Minneapolis, Salt Lake City and Milwaukee have the lowest homeownership rate for Black families, according to a new Redfin study released Monday.

While the nationwide rate of Black homeownership rose year-over-year in the first quarter of 2020, a new Redfin study published Monday also found the rate declined in almost every metro area from 2012 to 2018.

Only 44 percent of Black families own the home they lived in, in the first quarter of 2020, compared to a white homeownership rate of 73.7 percent, according to the study.

Taylor Marr | Redfin

“The homeownership gap between Black and white families is a problem that extends far beyond the realm of housing,” Redfin economist Taylor Marr said in a statement. “The value many Black families have missed out on because they were impacted by systemic racism in housing could have been passed down to children and grandchildren, paying for things like higher education, childcare, starting a business and down payments on their own home.”

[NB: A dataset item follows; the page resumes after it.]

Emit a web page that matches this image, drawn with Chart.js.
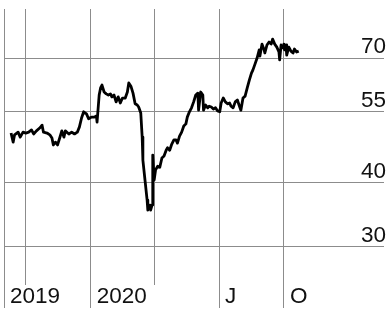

“Instead, younger generations in the Black community are at an unfair financial and social disadvantage.”

The report found that fewer or the same share of Black families owned their home in every metro area other than Hartford, Connecticut and Austin Texas — where the rate only increased by one percent. In Detroit, Jacksonville, Miami, Memphis, Milwaukee and Oklahoma City, the share of Black families that owned their home dropped more than five percentage points from 2012 to 2018.

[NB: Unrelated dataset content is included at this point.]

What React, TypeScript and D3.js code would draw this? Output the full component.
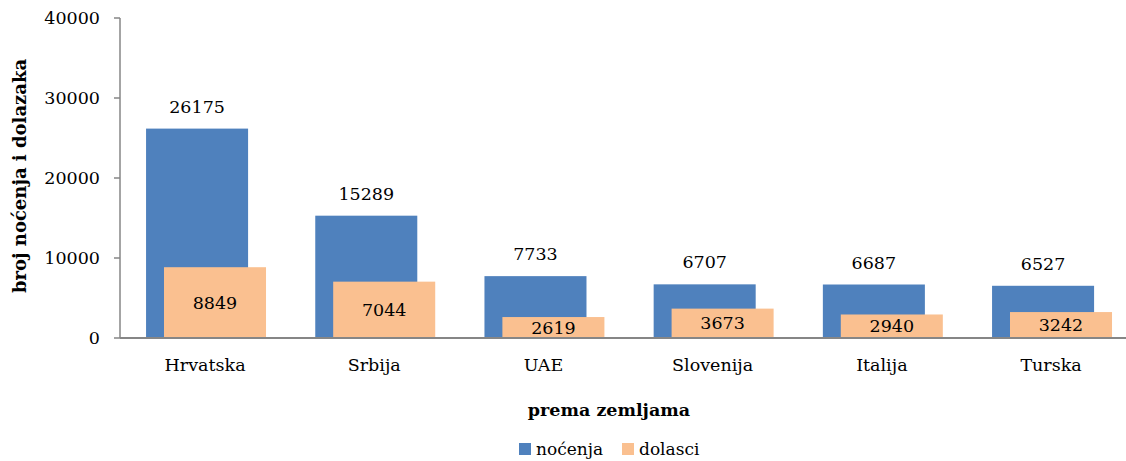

In Minneapolis, only 25 percent of Black families own their home, which is the lower Black homeownership rate of any metro area in the U.S. with more than 1 million residents, according to the study. Nationwide protests against racism and police brutality were sparked by an incident in Minneapolis where a Black man was killed by a white police officer in late May.

Milwaukee and Salt Lake City, where 27 percent and 28 percent of Black families own their home, respectively, have the second and third lowest homeownership rate for Black families.

Those three metros are also three of the four cities where the homeownership gap between Black and white Americans is the largest.

Washington D.C. was the metro with the largest Black homeownership rate, at 51 percent, and also the smallest homeownership gap between Black and white families.

“There are a lot of federal employment opportunities for Black individuals in DC, and those jobs provide good salaries that drive homeownership,” Thomas Mathis, a local Washington D.C. Redfin agent said in a statement. “I also see a lot of parents passing homes on to their children.”

“D.C. was predominantly Black at one time and a lot of those families have stayed in the area, which means their homes are still in the family,” Mathias added. “But there’s still plenty of room for improvement.”

Among the reasons that Black homeownership rates are so low is the country’s legacy of discriminatory housing policies. Another recent Redfin study found that redlining accounted for a major lack of home equity in historically Black neighborhoods. 

The study also found that rising home prices coupled with increasing income gaps between Black and white families, as well as the 2008 foreclosure crisis, are among the reasons that Black homeownership continues to be so low.